→ The request:
Reproduce exactly, with no pictures, each line from the opening of the material down through the line containing "Chart.register(...registerables);".

A run of records:
==================================================
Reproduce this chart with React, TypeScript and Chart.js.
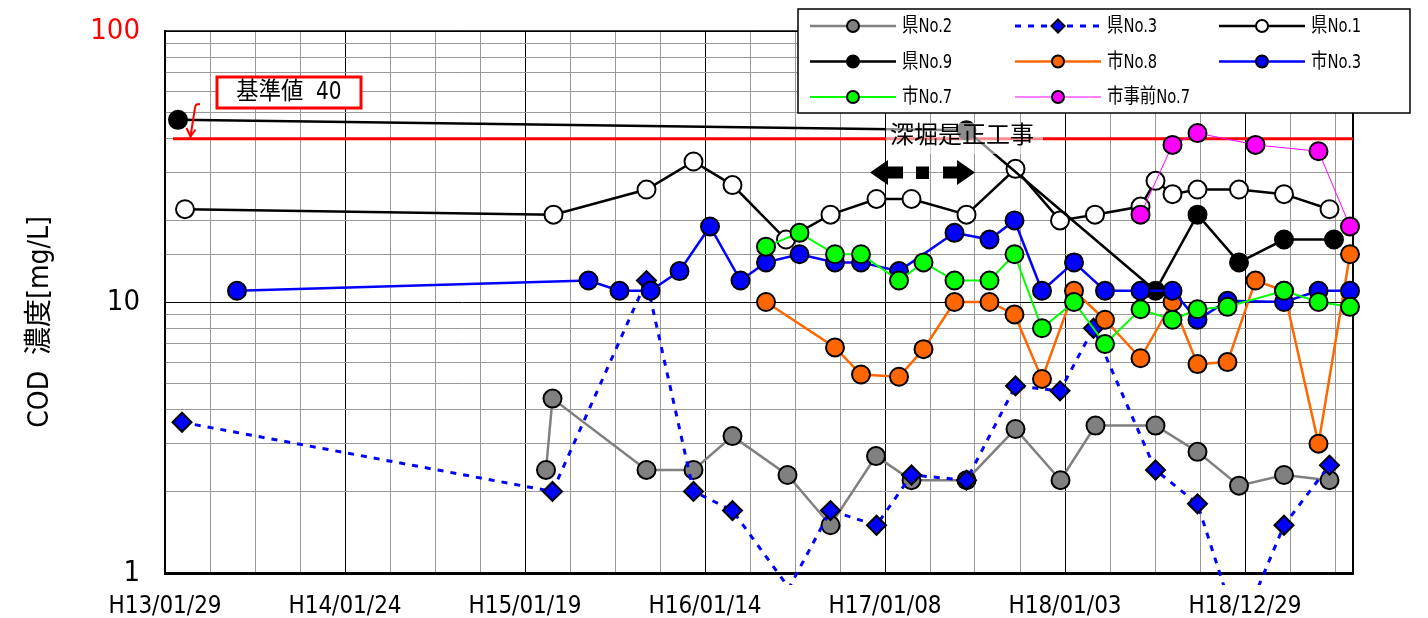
import React, { useEffect, useRef } from 'react';
import { Chart, registerables } from 'chart.js';

Chart.register(...registerables);

// x values: elapsed days since H13/01/29 (one grid step = 90 days, labelled step = 360 days)
const TICK_DATES = ['H13/01/29', 'H14/01/24', 'H15/01/19', 'H16/01/14', 'H17/01/08', 'H18/01/03', 'H18/12/29'];
const X_MAX_DAYS = 2376;
const Y_LABELS = [1, 10, 100];
const STANDARD_VALUE = 40;

const kenNo2Days = [762, 775, 963, 1057, 1135, 1245, 1331, 1422, 1493, 1603, 1701, 1791, 1861, 1981, 2065, 2148, 2238, 2329];
const kenNo2 = [2.4, 4.4, 2.4, 2.4, 3.2, 2.3, 1.5, 2.7, 2.2, 2.2, 3.4, 2.2, 3.5, 3.5, 2.8, 2.1, 2.3, 2.2];

const kenNo3Days = [34, 775, 963, 1057, 1135, 1248, 1331, 1423, 1493, 1603, 1701, 1790, 1857, 1981, 2065, 2148, 2238, 2329];
const kenNo3 = [3.6, 2.0, 12, 2.0, 1.7, 0.88, 1.7, 1.5, 2.3, 2.2, 4.9, 4.7, 8.0, 2.4, 1.8, 0.6, 1.5, 2.5];

const kenNo1Days = [40, 777, 963, 1057, 1135, 1242, 1331, 1423, 1493, 1603, 1701, 1790, 1860, 1951, 1981, 2015, 2065, 2148, 2238, 2329];
const kenNo1 = [22, 21, 26, 33, 27, 17, 21, 24, 24, 21, 31, 20, 21, 22.5, 28, 25, 26, 26, 25, 22];

const kenNo9Days = [26, 1603, 1981, 2065, 2148, 2238, 2338];
const kenNo9 = [47, 43, 11, 21, 14, 17, 17];

const shiNo8Days = [1202, 1340, 1392, 1468, 1517, 1579, 1649, 1699, 1754, 1818, 1880, 1951, 2015, 2065, 2125, 2181, 2238, 2307, 2370];
const shiNo8 = [10, 6.8, 5.4, 5.3, 6.7, 10, 10, 9.0, 5.2, 11, 8.6, 6.2, 10, 5.9, 6.0, 12, 11, 3.0, 15];

const shiNo3Days = [144, 847, 909, 971, 1029, 1090, 1151, 1202, 1269, 1340, 1392, 1468, 1579, 1649, 1699, 1754, 1818, 1880, 1951, 2015, 2065, 2125, 2238, 2307, 2370];
const shiNo3 = [11, 12, 11, 11, 13, 19, 12, 14, 15, 14, 14, 13, 18, 17, 20, 11, 14, 11, 11, 11, 8.6, 10.1, 10, 11, 11];

const shiNo7Days = [1202, 1269, 1340, 1392, 1468, 1517, 1579, 1649, 1699, 1754, 1818, 1880, 1951, 2015, 2065, 2125, 2238, 2307, 2370];
const shiNo7 = [16, 18, 15, 15, 12, 14, 12, 12, 15, 8.0, 10, 7.0, 9.4, 8.6, 9.4, 9.6, 11, 10, 9.6];

const shiPreNo7Days = [1951, 2015, 2065, 2181, 2307, 2370];
const shiPreNo7 = [21, 38, 42, 38, 36, 19];

const FONT = "'DejaVu Sans Condensed', 'Liberation Sans Narrow', 'Noto Sans CJK JP', sans-serif";

type Series = {
  name: string;
  days: number[];
  vals: number[];
  line: string;
  fill: string;
  width: number;
  dash: number[];
  style: 'circle' | 'rectRot';
};

const SERIES: Series[] = [
  { name: '県No.2', days: kenNo2Days, vals: kenNo2, line: '#808080', fill: '#808080', width: 2.5, dash: [], style: 'circle' },
  { name: '県No.3', days: kenNo3Days, vals: kenNo3, line: '#0000FF', fill: '#0000FF', width: 3, dash: [6, 7], style: 'rectRot' },
  { name: '県No.1', days: kenNo1Days, vals: kenNo1, line: '#000000', fill: '#FFFFFF', width: 2.5, dash: [], style: 'circle' },
  { name: '県No.9', days: kenNo9Days, vals: kenNo9, line: '#000000', fill: '#000000', width: 2.5, dash: [], style: 'circle' },
  { name: '市No.8', days: shiNo8Days, vals: shiNo8, line: '#FF6600', fill: '#FF6600', width: 2.5, dash: [], style: 'circle' },
  { name: '市No.3', days: shiNo3Days, vals: shiNo3, line: '#0000FF', fill: '#0000FF', width: 2.5, dash: [], style: 'circle' },
  { name: '市No.7', days: shiNo7Days, vals: shiNo7, line: '#00FF00', fill: '#00FF00', width: 2, dash: [], style: 'circle' },
  { name: '市事前No.7', days: shiPreNo7Days, vals: shiPreNo7, line: '#FF00FF', fill: '#FF00FF', width: 1, dash: [], style: 'circle' },
];

function drawMarker(ctx: CanvasRenderingContext2D, s: Series, x: number, y: number, r: number) {
  ctx.beginPath();
  if (s.style === 'rectRot') {
    ctx.moveTo(x, y - r);
    ctx.lineTo(x + r, y);
    ctx.lineTo(x, y + r);
    ctx.lineTo(x - r, y);
    ctx.closePath();
  } else {
    ctx.arc(x, y, r, 0, Math.PI * 2);
  }
  ctx.fillStyle = s.fill;
  ctx.fill();
  ctx.lineWidth = 2;
  ctx.strokeStyle = '#000';
  ctx.setLineDash([]);
  ctx.stroke();
}

// text drawn with horizontal compression, like the narrow original font
function narrowText(ctx: CanvasRenderingContext2D, text: string, x: number, y: number, sx: number, align: CanvasTextAlign) {
  ctx.save();
  ctx.translate(x, y);
  ctx.scale(sx, 1);
  ctx.textAlign = align;
  ctx.textBaseline = 'middle';
  ctx.fillText(text, 0, 0);
  ctx.restore();
}

const decorPlugin = {
  id: 'decor',
  beforeDatasetsDraw(chart: any) {
    const { ctx, chartArea: a, scales } = chart;
    ctx.save();
    ctx.strokeStyle = '#000';
    ctx.lineWidth = 1.5;
    ctx.beginPath();
    ctx.moveTo(a.left, a.top);
    ctx.lineTo(a.right, a.top);
    ctx.stroke();
    ctx.lineWidth = 2;
    ctx.beginPath();
    ctx.moveTo(a.right, a.top);
    ctx.lineTo(a.right, a.bottom);
    ctx.stroke();
    // standard value line
    const y = scales.y.getPixelForValue(STANDARD_VALUE);
    ctx.strokeStyle = '#FF0000';
    ctx.lineWidth = 3;
    ctx.beginPath();
    ctx.moveTo(a.left + 8, y);
    ctx.lineTo(a.right, y);
    ctx.stroke();
    ctx.restore();
  },
  afterDatasetsDraw(chart: any) {
    const { ctx } = chart;
    ctx.save();
    // construction note with translucent background
    ctx.fillStyle = 'rgba(255,255,255,0.55)';
    ctx.fillRect(886, 123, 157, 31);
    ctx.fillStyle = '#000';
    ctx.font = `24px ${FONT}`;
    narrowText(ctx, '深堀是正工事', 962, 137, 1, 'center');
    // period arrows
    ctx.beginPath();
    ctx.moveTo(870, 172.5);
    ctx.lineTo(888, 160);
    ctx.lineTo(888, 166.5);
    ctx.lineTo(903, 166.5);
    ctx.lineTo(903, 178.5);
    ctx.lineTo(888, 178.5);
    ctx.lineTo(888, 185);
    ctx.closePath();
    ctx.fill();
    ctx.fillRect(916, 166.5, 13, 12.5);
    ctx.beginPath();
    ctx.moveTo(975, 172.5);
    ctx.lineTo(957, 160);
    ctx.lineTo(957, 166.5);
    ctx.lineTo(943, 166.5);
    ctx.lineTo(943, 178.5);
    ctx.lineTo(957, 178.5);
    ctx.lineTo(957, 185);
    ctx.closePath();
    ctx.fill();
    // standard label box
    ctx.fillStyle = '#FFFFFF';
    ctx.fillRect(217, 77, 144, 31);
    ctx.strokeStyle = '#FF0000';
    ctx.lineWidth = 3;
    ctx.strokeRect(217, 77, 144, 31);
    ctx.fillStyle = '#000';
    ctx.font = `24px ${FONT}`;
    narrowText(ctx, '基準値  40', 289, 93, 0.93, 'center');
    // hook arrow pointing to the line
    ctx.strokeStyle = '#FF0000';
    ctx.lineWidth = 2;
    ctx.beginPath();
    ctx.moveTo(200, 104);
    ctx.lineTo(196.5, 104.5);
    ctx.quadraticCurveTo(195, 106, 194.5, 111);
    ctx.lineTo(190.5, 136.5);
    ctx.stroke();
    ctx.beginPath();
    ctx.moveTo(186.5, 128);
    ctx.lineTo(190.5, 136.5);
    ctx.lineTo(195.5, 129.5);
    ctx.stroke();
    ctx.restore();
  },
  afterDraw(chart: any) {
    const { ctx } = chart;
    ctx.save();
    // y axis title
    ctx.translate(41, 322);
    ctx.rotate(-Math.PI / 2);
    ctx.fillStyle = '#000';
    ctx.font = `28px ${FONT}`;
    ctx.textAlign = 'center';
    ctx.textBaseline = 'middle';
    ctx.fillText('COD  濃度[mg/L]', 0, 0);
    ctx.restore();

    // legend
    ctx.save();
    ctx.fillStyle = '#FFFFFF';
    ctx.fillRect(798, 9, 612, 104);
    ctx.strokeStyle = '#000';
    ctx.lineWidth = 1.5;
    ctx.strokeRect(798, 9, 612, 104);
    const rows = [26, 61.5, 97];
    const cols = [853, 1058, 1262];
    SERIES.forEach((s, i) => {
      const cx = cols[i % 3];
      const cy = rows[Math.floor(i / 3)];
      ctx.strokeStyle = s.line;
      ctx.lineWidth = s.width;
      ctx.setLineDash(s.dash);
      ctx.beginPath();
      ctx.moveTo(cx - 43, cy);
      ctx.lineTo(cx + 43, cy);
      ctx.stroke();
      ctx.setLineDash([]);
      drawMarker(ctx, s, cx, cy, s.style === 'rectRot' ? 6.5 : 6);
      ctx.fillStyle = '#000';
      ctx.font = `20px ${FONT}`;
      narrowText(ctx, s.name, cx + 49, cy + 1, 0.82, 'left');
    });
    ctx.restore();
  },
};

export default function App() {
  const ref = useRef<HTMLCanvasElement>(null);

  useEffect(() => {
    document.body.style.margin = '0';
    const canvas = ref.current;
    if (!canvas) return;
    const n = SERIES.length;
    const chart = new Chart(canvas, {
      type: 'line',
      data: {
        datasets: SERIES.map((s, i) => ({
          label: s.name,
          data: s.days.map((d, j) => ({ x: d, y: s.vals[j] })),
          borderColor: s.line,
          backgroundColor: s.fill,
          borderWidth: s.width,
          borderDash: s.dash,
          pointStyle: s.style,
          pointBackgroundColor: s.fill,
          pointBorderColor: '#000',
          pointBorderWidth: 2,
          pointRadius: (c: any) => (c.raw && c.raw.y < 1 ? 0 : s.style === 'rectRot' ? 9.5 : 9),
          pointHoverRadius: 0,
          tension: 0,
          fill: false,
          order: n - i,
          clip: { left: 15, right: 15, top: 15, bottom: 12 },
        })) as any,
      },
      options: {
        responsive: false,
        animation: false,
        devicePixelRatio: 1,
        events: [],
        layout: { padding: { left: 0, right: 75, top: 31, bottom: 0 } },
        plugins: {
          legend: { display: false },
          tooltip: { enabled: false },
          title: { display: false },
        },
        scales: {
          x: {
            type: 'linear',
            min: 0,
            max: X_MAX_DAYS,
            afterFit: (s: any) => {
              s.height = 45;
              s.paddingLeft = 0;
              s.paddingRight = 0;
            },
            ticks: {
              stepSize: 90,
              autoSkip: false,
              maxRotation: 0,
              minRotation: 0,
              includeBounds: false,
              padding: 19,
              color: '#000',
              font: { family: FONT, size: 24 },
              callback: (v: any) => (Number(v) % 360 === 0 ? TICK_DATES[Number(v) / 360] ?? '' : ''),
            },
            grid: {
              drawTicks: false,
              lineWidth: 1,
              color: (c: any) => (c.tick && c.tick.value % 360 === 0 ? '#000000' : '#999999'),
            },
            border: { color: '#000', width: 3 },
          },
          y: {
            type: 'logarithmic',
            min: 1,
            max: 100,
            afterFit: (s: any) => {
              s.width = 165;
              s.paddingTop = 0;
              s.paddingBottom = 0;
            },
            ticks: {
              autoSkip: false,
              padding: 25,
              color: (c: any) => (c.tick && c.tick.value === 100 ? '#FF0000' : '#000000'),
              font: { family: FONT, size: 29 },
              callback: (v: any) => (Y_LABELS.includes(Number(v)) ? String(v) : ''),
            },
            grid: {
              drawTicks: false,
              lineWidth: 1,
              color: (c: any) => (c.tick && Y_LABELS.includes(c.tick.value) ? '#000000' : '#999999'),
            },
            border: { color: '#000', width: 1.5 },
          },
        },
      } as any,
      plugins: [decorPlugin],
    });
    return () => chart.destroy();
  }, []);

  return <canvas ref={ref} width={1428} height={618} style={{ display: 'block', width: 1428, height: 618 }} />;
}
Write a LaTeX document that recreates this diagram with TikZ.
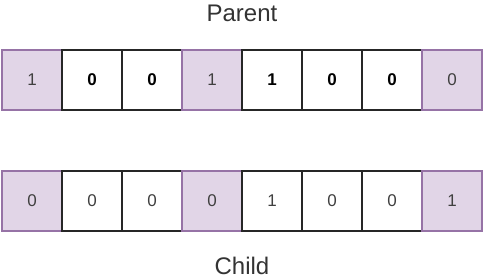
==================================================
→ Answer to the exercise:
Reproduce this chart with React, TypeScript and Chart.js.
import React, { useEffect, useRef } from 'react';
import { Chart, registerables } from 'chart.js';

Chart.register(...registerables);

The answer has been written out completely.